Many police officers argue that cultural criticism of the Taser is largely unfounded since its benefits – the relative safety of the device weighed against fewer injuries to the police officer – are greater than the possibilities for abuse.
"We didn't get this [negative] reaction when nightsticks were used to split heads open, but because of the technology and what it does, the media have really exacerbated the issue of the Taser," former Boca Raton, Fla. police chief Andrew Scott told the Monitor in 2008.
A number of recent cases have tested the legality of using the Taser on unarmed suspects, but so far the constitutionality of its use has not been firmly established. Notably, the US Supreme Court last year refused to take up a case of a handcuffed Florida motorist who was tased three times because he disobeyed a deputy sheriff's command to stand up and walk to a patrol car.
The question in many such cases is to what extent police can use a Taser against someone who is passively refusing to obey a police command. Such passive refusal is considered by many officers to be a form of resisting arrest, clearing the way to pull out the Taser. In the Phillies fan tasering incident, the lanky youth was clearly resisting arrest.
"In the end it is all going to come down to a question of reasonableness under the circumstances," Tallahassee lawyer John Jolly told the Monitor last year. "If a reasonable person would think that use of force is going to accomplish a lawful objective and make it less likely that somebody gets hurt, they can do it."
But is the definition of reasonable Taser use shifting in light of the tasering of the Phillies fan?
If it is, Ms.
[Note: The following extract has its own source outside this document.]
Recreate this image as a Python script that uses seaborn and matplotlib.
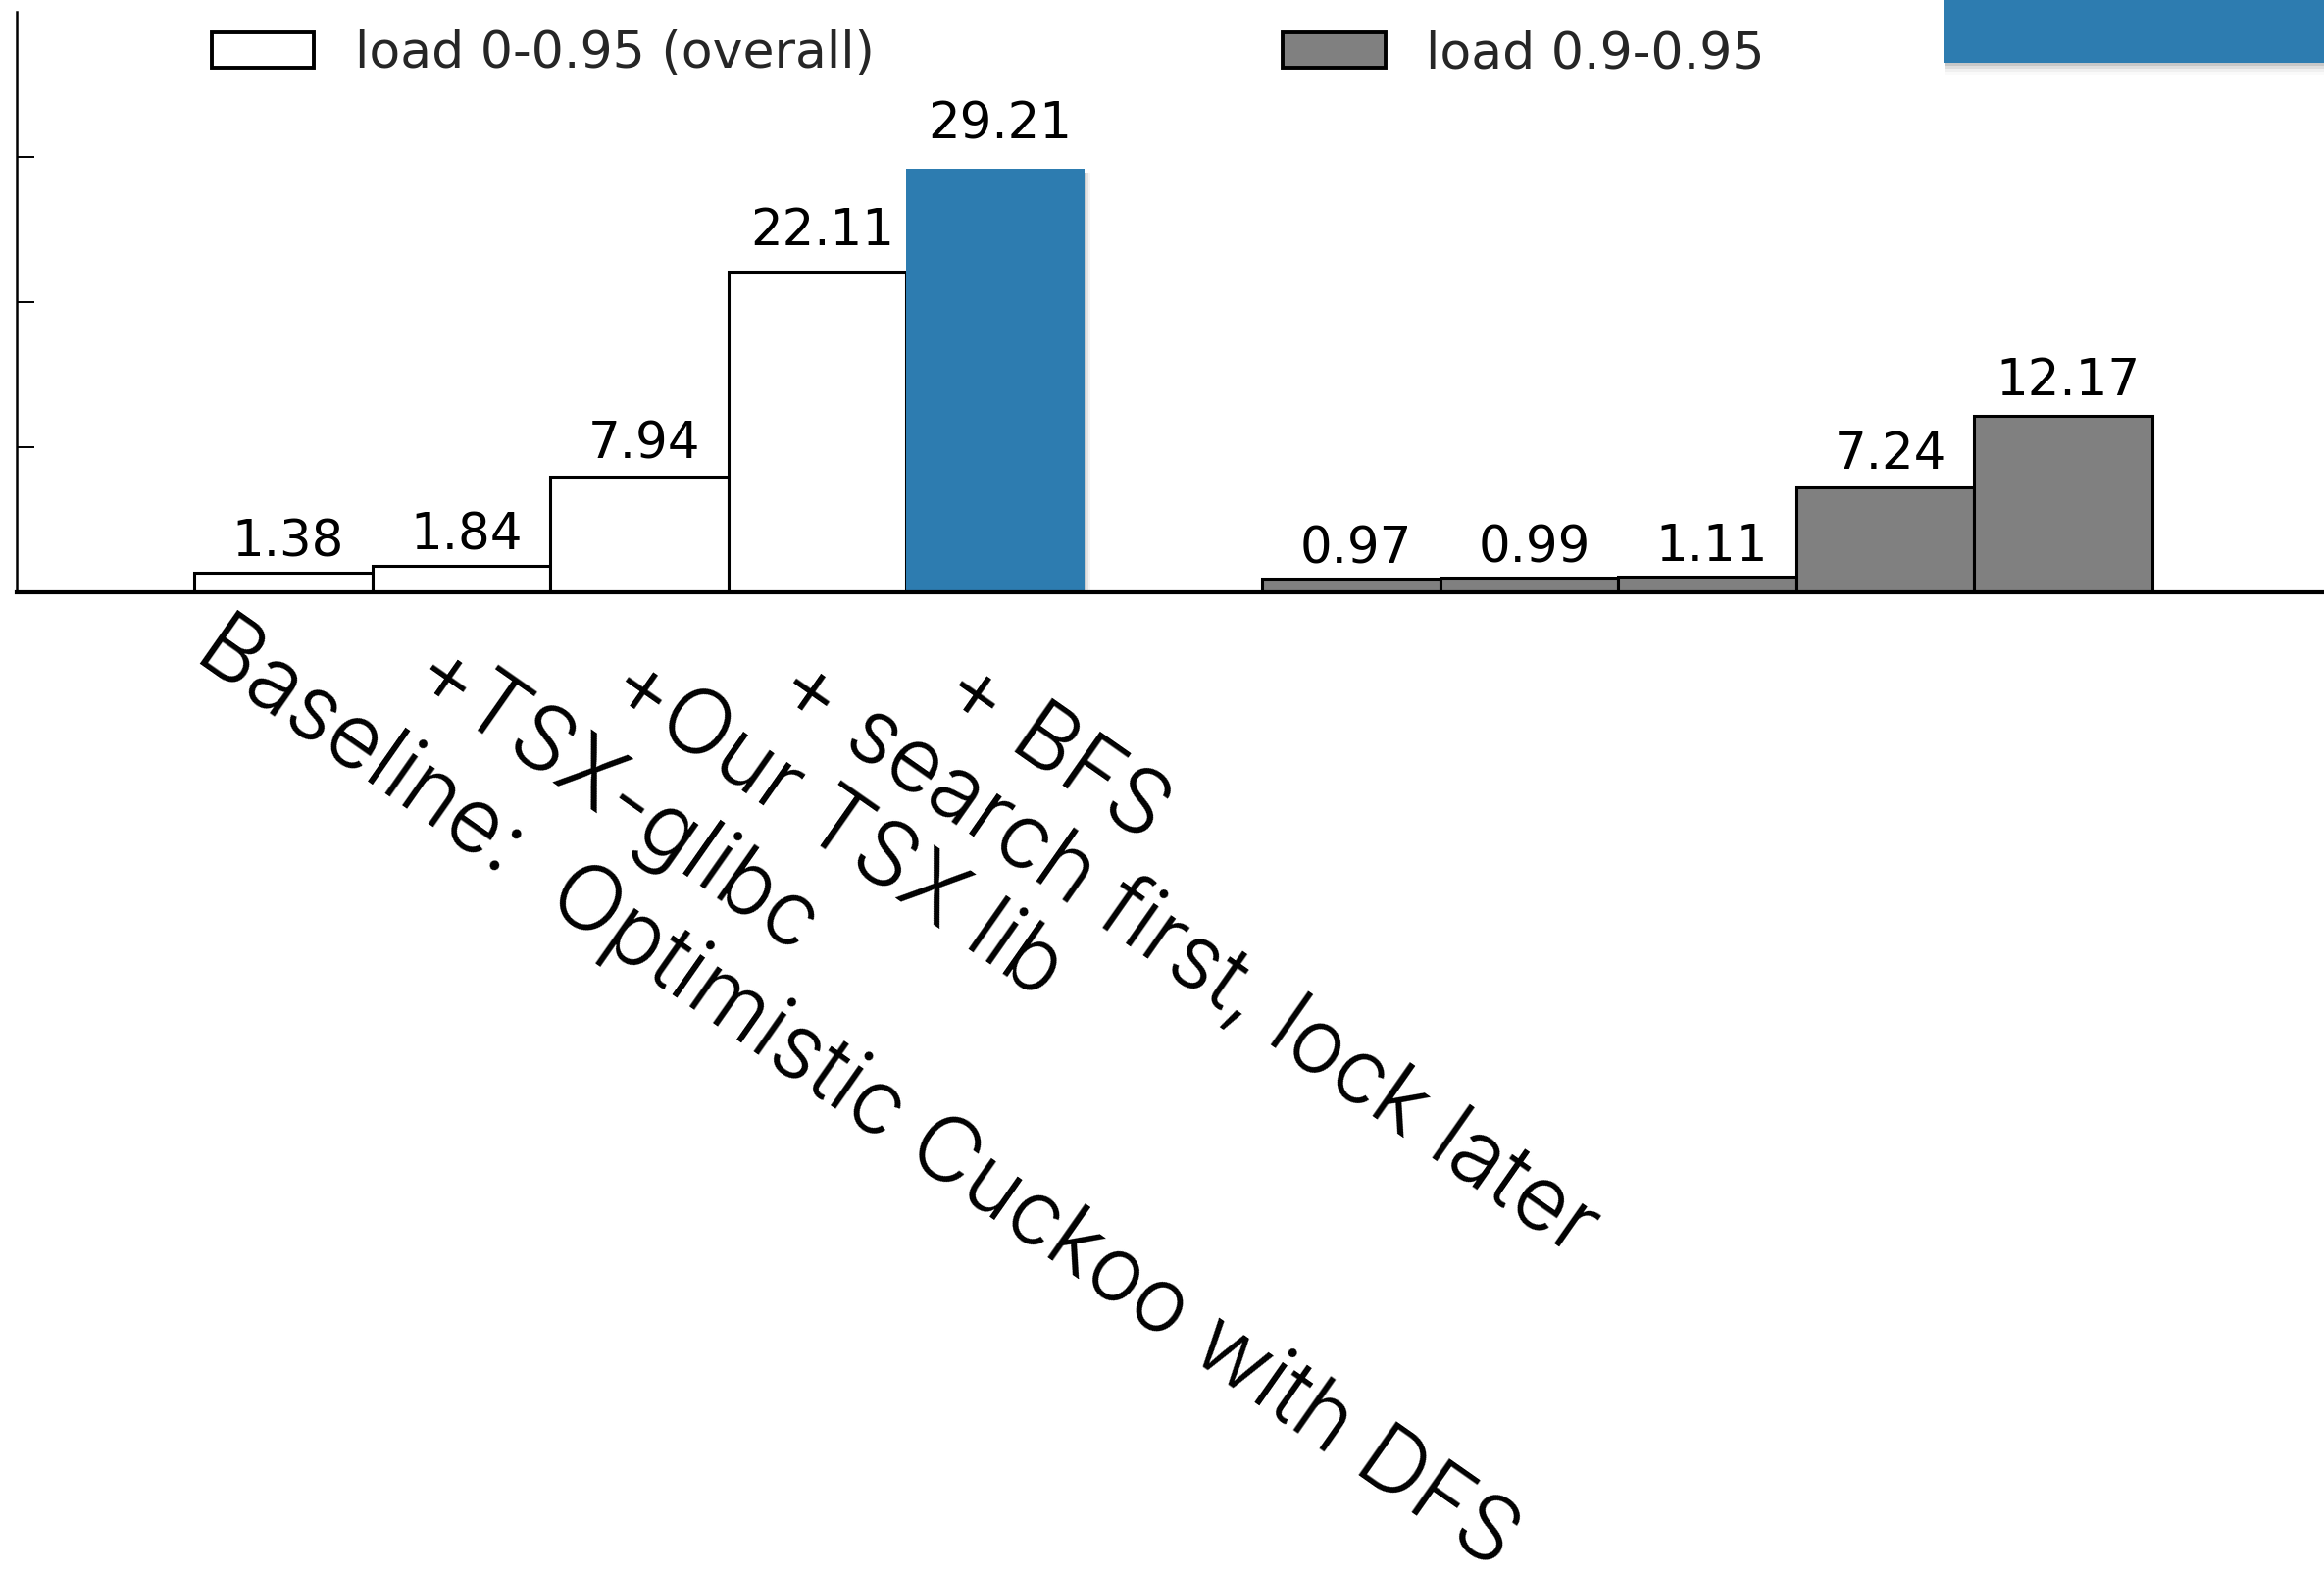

Rapping blames much of it on the media, where a predilection for focusing on crime and out of control citizens "leads people to think that the most dangerous people in the world are young kids at a baseball game, when really the most dangerous people are CEOs and government regulators who endanger lives and jobs [with their failings,]" she says. "We've got our values wrong. We're policing the wrong people."